While piecing together different mood boards, the singer was meticulous about creating an experience for their fans. She made intentional choices, like employing an all-woman ensemble on-stage from the musicians to the dancers, incorporating a visual narrative infused with spiritual and religious references, and sticking to a stripped-down aesthetic. The openers were also Kehlani’s personal picks: rising R&B star Destin Conrad, and riotous rapper Rico Nasty.
“Originally, the show was broken down into four elements and there were all these costume changes, but I quickly realized that my connection with my audience [comes from] just me being there with them,” says Kehlani. “The last time I toured, I was wearing different colored wigs. I was a different person all the time, and that’s fun, but with this [tour], I really wanted to make sure people knew that this was me.”
While Kehlani orchestrated the vibes, Ali was crunching the numbers, evaluating the venue size from previous treks and ticket prices, and utilizing data from DSPs to help formulate a strategy. Ali targeted five to ten percent of Kehlani’s fan base for the tour with tickets priced at $59.50 to $125.
“I think the biggest challenge is hoping you’re making the right calls,” he tells Billboard. “[You’re making] educated guesses because you don’t know for sure, are tickets going to sell?” The result: Many of Kehlani’s performances on the tour were sold out once tickets went live during presale. “With her, the most expensive tickets are the first ones to go,” he says.

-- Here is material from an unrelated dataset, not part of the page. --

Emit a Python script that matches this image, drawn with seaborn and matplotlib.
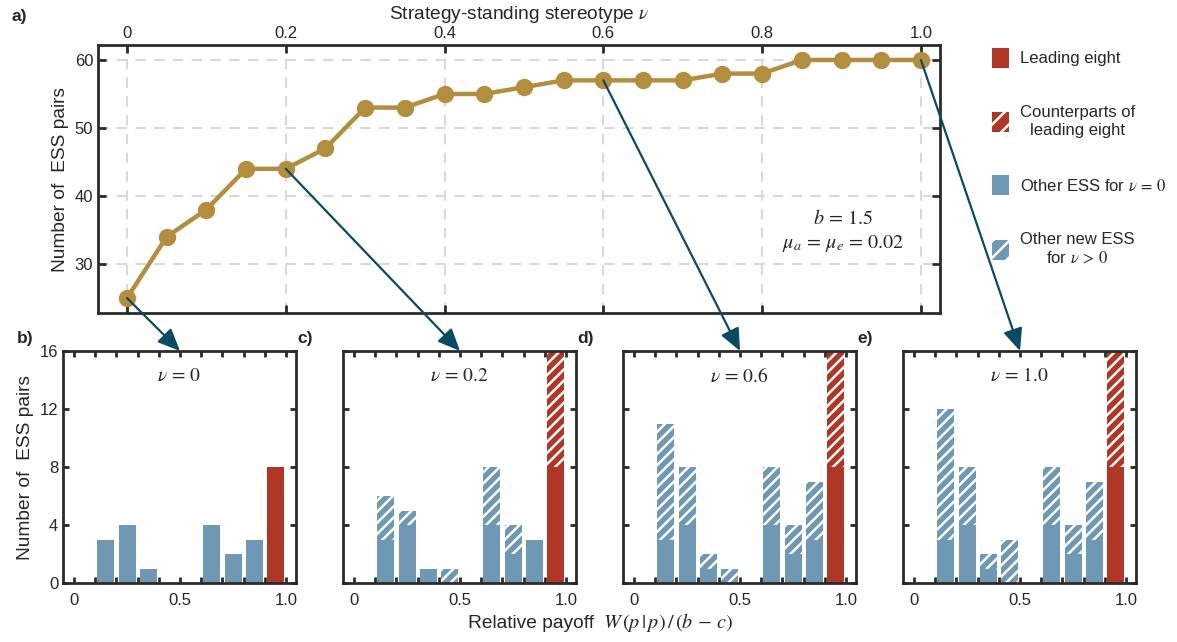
import numpy as np
import matplotlib
matplotlib.use("Agg")
import matplotlib.pyplot as plt
from matplotlib.patches import Patch, ConnectionPatch
import seaborn as sns

# ---------------- data ----------------
nu = [0.0, 0.05, 0.1, 0.15, 0.2, 0.25, 0.3, 0.35, 0.4, 0.45, 0.5,
      0.55, 0.6, 0.65, 0.7, 0.75, 0.8, 0.85, 0.9, 0.95, 1.0]
n_ess = [25, 34, 38, 44, 44, 47, 53, 53, 55, 55, 56,
         57, 57, 57, 57, 58, 58, 60, 60, 60, 60]

payoff_bins = [0.15, 0.25, 0.35, 0.45, 0.65, 0.75, 0.85, 0.95]
bin_kind = ["other", "other", "other", "other", "other", "other", "other", "leading"]
base_counts = [3, 4, 1, 0, 4, 2, 3, 8]          # ESS at nu = 0
panel_nu = [0.0, 0.2, 0.6, 1.0]
panel_titles = [r"$\nu\,=\,0$", r"$\nu\,=\,0.2$", r"$\nu\,=\,0.6$", r"$\nu\,=\,1.0$"]
panel_letters = ["b)", "c)", "d)", "e)"]
total_counts = [
    [3, 4, 1, 0, 4, 2, 3, 8],
    [6, 5, 1, 1, 8, 4, 3, 16],
    [11, 8, 2, 1, 8, 4, 7, 16],
    [12, 8, 2, 3, 8, 4, 7, 16],
]

legend_labels = ["Leading eight", "Counterparts of\nleading eight",
                 r"Other ESS for $\nu\,=\,0$", "Other new ESS\n" + r"for $\nu\,>\,0$"]

# ---------------- style ----------------
sns.set_style("ticks")
plt.rcParams["font.family"] = ["Liberation Sans", "DejaVu Sans"]
plt.rcParams["mathtext.fontset"] = "stix"
plt.rcParams["hatch.color"] = "white"
plt.rcParams["hatch.linewidth"] = 1.8

GOLD = "#B38E3E"
RED = "#B03626"
BLUE = "#6E98B3"
SPINE = "#2b2b2b"
ARROW = "#0B4A63"
palette = {"other": BLUE, "leading": RED}

W, H = 1177, 642
fig = plt.figure(figsize=(W / 100, H / 100), dpi=100)


def frac(left, top, right, bottom):
    return [left / W, 1 - bottom / H, (right - left) / W, (bottom - top) / H]


def style_spines(ax):
    for s in ax.spines.values():
        s.set_visible(True)
        s.set_color(SPINE)
        s.set_linewidth(2.0)


# ---------------- top panel ----------------
ax = fig.add_axes(frac(98, 45, 940, 313))
sns.lineplot(x=nu, y=n_ess, ax=ax, color=GOLD, lw=3.2, marker="o",
             markersize=12.5, markeredgewidth=0, zorder=3)
ax.set_xlim(-0.0365, 1.024)
ax.set_ylim(22.8, 62.2)
ax.set_xticks([0, 0.2, 0.4, 0.6, 0.8, 1.0])
ax.set_xticklabels(["0", "0.2", "0.4", "0.6", "0.8", "1.0"])
ax.set_yticks([30, 40, 50, 60])
ax.xaxis.set_label_position("top")
ax.tick_params(axis="x", direction="in", top=True, bottom=True, labeltop=True,
               labelbottom=False, length=6, width=2, color=SPINE, labelsize=12, pad=3)
ax.tick_params(axis="y", direction="in", left=True, right=True, length=6, width=2,
               color=SPINE, labelsize=12)
ax.grid(True, ls=(0, (5, 4)), color="#d9d9d9", lw=1.5)
ax.set_axisbelow(True)
style_spines(ax)
ax.set_xlabel(r"Strategy-standing stereotype $\nu$", fontsize=13.8, labelpad=5)
ax.set_ylabel("Number of  ESS pairs", fontsize=13.8, labelpad=4)
ax.text(0.902, 34.8, "$b\\,=\\,1.5$\n$\\mu_a\\,=\\,\\mu_e\\,=\\,0.02$", ha="center",
        va="center", fontsize=14.5, linespacing=1.35)
ax_top = ax

fig.text(11 / W, 1 - 16 / H, "a)", fontsize=12.5, fontweight="bold", va="center")

# ---------------- bottom panels ----------------
lefts = [63, 343, 623, 903]
bottom_axes = []
for k in range(4):
    axb = fig.add_axes(frac(lefts[k], 351, lefts[k] + 233, 583))
    n0 = len(axb.patches)
    sns.barplot(x=payoff_bins, y=total_counts[k], hue=bin_kind, palette=palette,
                native_scale=True, dodge=False, legend=False, saturation=1,
                errorbar=None, width=0.8, edgecolor="white", linewidth=0, ax=axb)
    for p in axb.patches[n0:]:
        p.set_hatch("///")
    sns.barplot(x=payoff_bins, y=base_counts, hue=bin_kind, palette=palette,
                native_scale=True, dodge=False, legend=False, saturation=1,
                errorbar=None, width=0.8, edgecolor="white", linewidth=0, ax=axb)
    axb.set_xlim(-0.052, 1.047)
    axb.set_ylim(0, 16)
    axb.set_xticks(np.round(np.arange(0, 1.01, 0.1), 1))
    axb.set_xticklabels(["0", "", "", "", "", "0.5", "", "", "", "", "1.0"])
    axb.set_yticks([0, 4, 8, 12, 16])
    axb.tick_params(axis="both", direction="in", top=True, bottom=True, left=True,
                    right=True, length=4, width=2, color=SPINE, labelsize=12)
    axb.tick_params(axis="x", pad=7)
    if k == 0:
        axb.set_ylabel("Number of  ESS pairs", fontsize=13.8, labelpad=4)
    else:
        axb.set_yticklabels([])
        axb.set_ylabel("")
    axb.set_xlabel("")
    style_spines(axb)
    axb.text(0.5, 0.892, panel_titles[k], transform=axb.transAxes, ha="center",
             va="center", fontsize=14)
    fig.text((lefts[k] - 46) / W, 1 - 339 / H, panel_letters[k], fontsize=12.5,
             fontweight="bold", va="center")
    bottom_axes.append(axb)

fig.text(594 / W, 1 - 623 / H, "Relative payoff", ha="right",
         va="center", fontsize=13.8)
fig.text(603 / W, 1 - 622 / H, r"$W\,(p\,|\,p)\,/\,(b\,-\,c)$", ha="left",
         va="center", fontsize=14.5)

# ---------------- arrows ----------------
for k, v in enumerate(panel_nu):
    i = nu.index(v)
    con = ConnectionPatch(xyA=(nu[i], n_ess[i]), coordsA=ax_top.transData,
                          xyB=(0.5, 16), coordsB=bottom_axes[k].transData,
                          arrowstyle="-|>,head_length=0.8,head_width=0.35",
                          mutation_scale=17, color=ARROW, lw=1.6,
                          shrinkA=0, shrinkB=0, zorder=10)
    fig.add_artist(con)

# ---------------- legend ----------------
handles = [Patch(facecolor=RED, edgecolor="white", lw=0),
           Patch(facecolor=RED, edgecolor="white", hatch="//", lw=0),
           Patch(facecolor=BLUE, edgecolor="white", lw=0),
           Patch(facecolor=BLUE, edgecolor="white", hatch="//", lw=0)]
leg = fig.legend(handles, legend_labels, loc="upper left",
                 bbox_to_anchor=(992 / W, 1 - 48 / H), frameon=False,
                 handlelength=1.0, handleheight=1.45, handletextpad=0.65,
                 labelspacing=2.25, fontsize=12, borderpad=0, borderaxespad=0)
for t in leg.get_texts():
    t.set_multialignment("center")

fig.savefig("out.png", dpi=100)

According to Ali, the creative approach also goes hand-in-hand with the touring business strategy. “You want to make sure the creative vision is dope, but you want to make sure you’re being conservative in certain areas,” he says, while praising Live Nation tour promoter, Sascha Stone Guttfreund, for expanding his view on touring. Ali adds that personally selecting the venues on the tour, from amphitheaters to ballrooms, also worked to the team’s advantage: “It’s dope to be able to handpick everything that you’re doing, and make it so that this tour is really tailor fit for the artist.”

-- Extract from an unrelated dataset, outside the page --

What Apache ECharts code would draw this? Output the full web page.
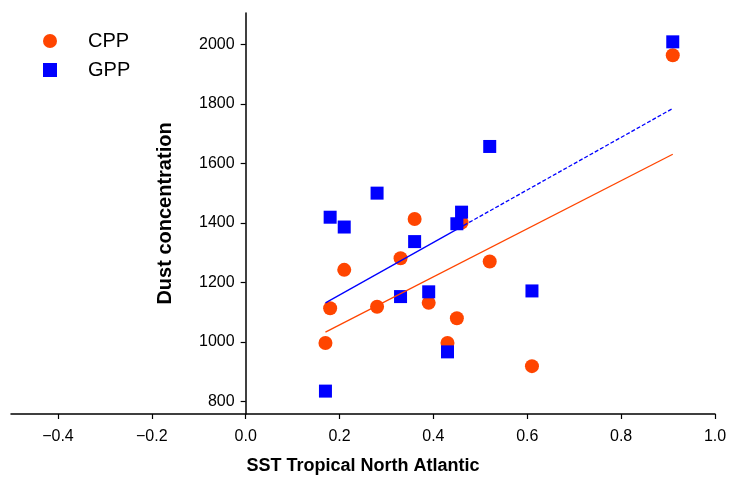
<!DOCTYPE html>
<html>
<head>
<meta charset="utf-8">
<script src="https://cdn.jsdelivr.net/npm/echarts@6/dist/echarts.min.js"></script>
<style>
  html, body { margin: 0; padding: 0; background: #fff; }
  #chart { width: 730px; height: 479px; }
</style>
</head>
<body>
<div id="chart"></div>
<script>
// sea surface temperature anomaly (shared by both groups)
const sstValues = [0.17, 0.18, 0.21, 0.28, 0.33, 0.36, 0.39, 0.43, 0.45, 0.46, 0.52, 0.61, 0.91];
// dust concentration per group
const cppValues = [996, 1113, 1242, 1118, 1281, 1413, 1131, 996, 1079, 1401, 1270, 918, 1964];
const gppValues = [834, 1419, 1386, 1500, 1152, 1337, 1168, 966, 1397, 1436, 1657, 1171, 2009];

const xTicks = [-0.4, -0.2, 0.0, 0.2, 0.4, 0.6, 0.8, 1.0];
const yTicks = [800, 1000, 1200, 1400, 1600, 1800, 2000];

// GPP fit is drawn solid up to here, dashed beyond
const gppDashFrom = 0.465;

const font = "'Liberation Sans', Arial, sans-serif";

const W = 730, H = 479;
const gridL = 11, gridR = 15;
const xMinAxis = -0.5, xMaxAxis = 1.0;

function pairs(xs, ys) {
    return xs.map((x, i) => [x, ys[i]]);
}

// least squares line through the points
function fit(xs, ys) {
    const n = xs.length;
    const mx = xs.reduce((a, b) => a + b, 0) / n;
    const my = ys.reduce((a, b) => a + b, 0) / n;
    let sxy = 0, sxx = 0;
    for (let i = 0; i < n; i++) {
        sxy += (xs[i] - mx) * (ys[i] - my);
        sxx += (xs[i] - mx) * (xs[i] - mx);
    }
    const k = sxy / sxx;
    return x => my + k * (x - mx);
}

const xMin = Math.min(...sstValues);
const xMax = Math.max(...sstValues);
const cppFit = fit(sstValues, cppValues);
const gppFit = fit(sstValues, gppValues);

// y axis sits at x = 0, push it in from the grid's left edge
const yAxisShift = (0 - xMinAxis) / (xMaxAxis - xMinAxis) * (W - gridL - gridR);

const chart = echarts.init(document.getElementById('chart'));

const option = {
    animation: false,
    textStyle: { fontFamily: font },
    grid: { left: gridL, right: gridR, top: 13, bottom: 65, containLabel: false, outerBoundsMode: 'none' },
    legend: {
        orient: 'vertical',
        left: 38,
        top: 26,
        itemWidth: 14,
        itemHeight: 14,
        itemGap: 9,
        textStyle: { fontSize: 20, color: '#000', fontFamily: font, padding: [0, 0, 0, 26] },
        data: [
            { name: 'CPP', icon: 'circle' },
            { name: 'GPP', icon: 'rect' }
        ]
    },
    xAxis: {
        type: 'value',
        min: xMinAxis,
        max: xMaxAxis,
        name: 'SST Tropical North Atlantic',
        nameLocation: 'middle',
        nameGap: 43,
        nameTextStyle: { fontSize: 18, fontWeight: 'bold', color: '#000', fontFamily: font },
        splitLine: { show: false },
        axisLine: { onZero: false, lineStyle: { color: '#000', width: 1.5 } },
        axisTick: { customValues: xTicks, length: 5, lineStyle: { color: '#000', width: 1.2 } },
        axisLabel: {
            customValues: xTicks,
            fontSize: 16,
            color: '#000',
            margin: 15,
            formatter: v => v.toFixed(1).replace('-', '\u2212')
        }
    },
    yAxis: {
        type: 'value',
        min: 757,
        max: 2106,
        offset: -yAxisShift,
        name: 'Dust concentration',
        nameLocation: 'middle',
        nameGap: 70,
        nameTextStyle: { fontSize: 20, fontWeight: 'bold', color: '#000', fontFamily: font },
        splitLine: { show: false },
        axisLine: { onZero: false, lineStyle: { color: '#000', width: 1.5 } },
        axisTick: { customValues: yTicks, length: 5, lineStyle: { color: '#000', width: 1.2 } },
        axisLabel: { customValues: yTicks, fontSize: 16, color: '#000', margin: 11, formatter: v => String(v) }
    },
    series: [
        {
            name: 'CPP',
            type: 'scatter',
            symbol: 'circle',
            symbolSize: 14,
            itemStyle: { color: '#FF4500', opacity: 1 },
            data: pairs(sstValues, cppValues)
        },
        {
            name: 'GPP',
            type: 'scatter',
            symbol: 'rect',
            symbolSize: 13,
            itemStyle: { color: '#0000FF', opacity: 1 },
            data: pairs(sstValues, gppValues)
        },
        {
            name: 'CPP fit',
            type: 'line',
            symbol: 'none',
            silent: true,
            z: 3,
            lineStyle: { color: '#FF4500', width: 1.3 },
            data: [[xMin, cppFit(xMin)], [xMax, cppFit(xMax)]]
        },
        {
            name: 'GPP fit',
            type: 'line',
            symbol: 'none',
            silent: true,
            z: 3,
            lineStyle: { color: '#0000FF', width: 1.3 },
            data: [[xMin, gppFit(xMin)], [gppDashFrom, gppFit(gppDashFrom)]]
        },
        {
            name: 'GPP fit ext',
            type: 'line',
            symbol: 'none',
            silent: true,
            z: 3,
            lineStyle: { color: '#0000FF', width: 1.3, type: [4, 2] },
            data: [[gppDashFrom, gppFit(gppDashFrom)], [xMax, gppFit(xMax)]]
        }
    ]
};

chart.setOption(option);
</script>
</body>
</html>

Offering two tiers of VIP packages with special perks for every ticket purchase — including an invitation to a special pre-show soundcheck at $125 and a meet-and-greet option priced at $300, combined with merchandise sales and after-parties — helped Kehlani, Ali, and the 40-plus crew on the road bring in additional revenue. But the top priority was always to put on a memorable performance for the fans.
“Our secret weapon this whole time has been our live shows, and not cutting corners with that, so we pull out all the stops and try to find every single way to make it work,” says Ali. Kehlani is quick to note that the interaction with her fans supersedes any financial gains. “I want to meet the people that love me,” she says. “It’s so nice to see the impact of what you do, even if it’s just for a quick second.”
For the Blue Water Road Trip set list, which boasts 26 original cuts, Kehlani ditched the covers (a staple in past performances) and spotlights their last three projects, including 2019’s While We Wait mixtape. With input from her musical director Gil Smith and choreographers, Kehlani also took the opportunity to breathe new life into some deep cuts, including a remix of “Distraction” over Nelly Furtado’s “Promiscuous” beat. Kehlani says they kept songs that were “danceable and breathable to sing,” but also supported the narrative she wanted to convey.
“From the day I met her, she knew exactly what she wanted, how she wanted to be represented, and along with her manager, David Ali, we make a great team,” adds Caroline Yim, Kehlani’s longtime agent who is also a partner and the co-head of hip-hop/R&B at esteemed entertainment agency, WME. “She has a clear artistic vision and an insane work ethic, which has propelled her successful live touring business. Kehlani has always built her audience one fan at a time.”
On a personal note, the Road Trip also serves as Kehlani’s first outing as a parent to her first child, Adeya. “Being able to bring my baby off and on tour has been super grounding and helpful because I don’t think there’s anything more jarring as a parent than being away from your baby for that long, especially when you know that you’re doing this for your baby,” Kehlani says.
Additionally, Kehlani has been adamant about maintaining heightened awareness around crowd safety by checking in with their fans throughout the show and making space for her own mental health. Kehlani even draws comparisons between touring and their latest passion, surfing.
“With surfing, you need to pay attention to what’s happening at that moment. [It is] the same with touring,” she explains. “I feel like when you start to think too far [out], you overthink and then you can’t be present on stage. You have to be in that moment, no matter what’s going on.”
When social chatter drifts to the current state of R&B — a common refrain from naysayers has been that the genre is dead — Kehlani and her team’s efforts in building this tour could be considered a contradiction to that theory. “I feel like there aren’t many R&B superstars in this current era. Kehlani’s a perfect case for that,” says Ali. “I don’t think streams dictate how big the artists are and how much people like the music. I just think it’s a smaller pot of people [who listen to R&B] compared to hip-hop and pop.” Kehlani, who is pro-solidarity in R&B, chimes in: “You can’t say something is dead that is obviously thriving in everyone’s faces.”
Kehlani defines success on their own terms. Throwing a rager for her fans and helping them to feel seen is the epitome of success in their eyes. “[My concert’s] really well-rounded. We headbang, we call ancestors, we celebrate love, people get engaged, we sing petty things about exes, we call in new love, [and] we talk about community,” she says. “I think that that’s what makes this tour so unique. People are coming to be everything that they are and meet other people in their ‘everythingness.’ It’s a cool f–king room full of people who don’t even exist in anyone’s binaries, just f–king celebrating.”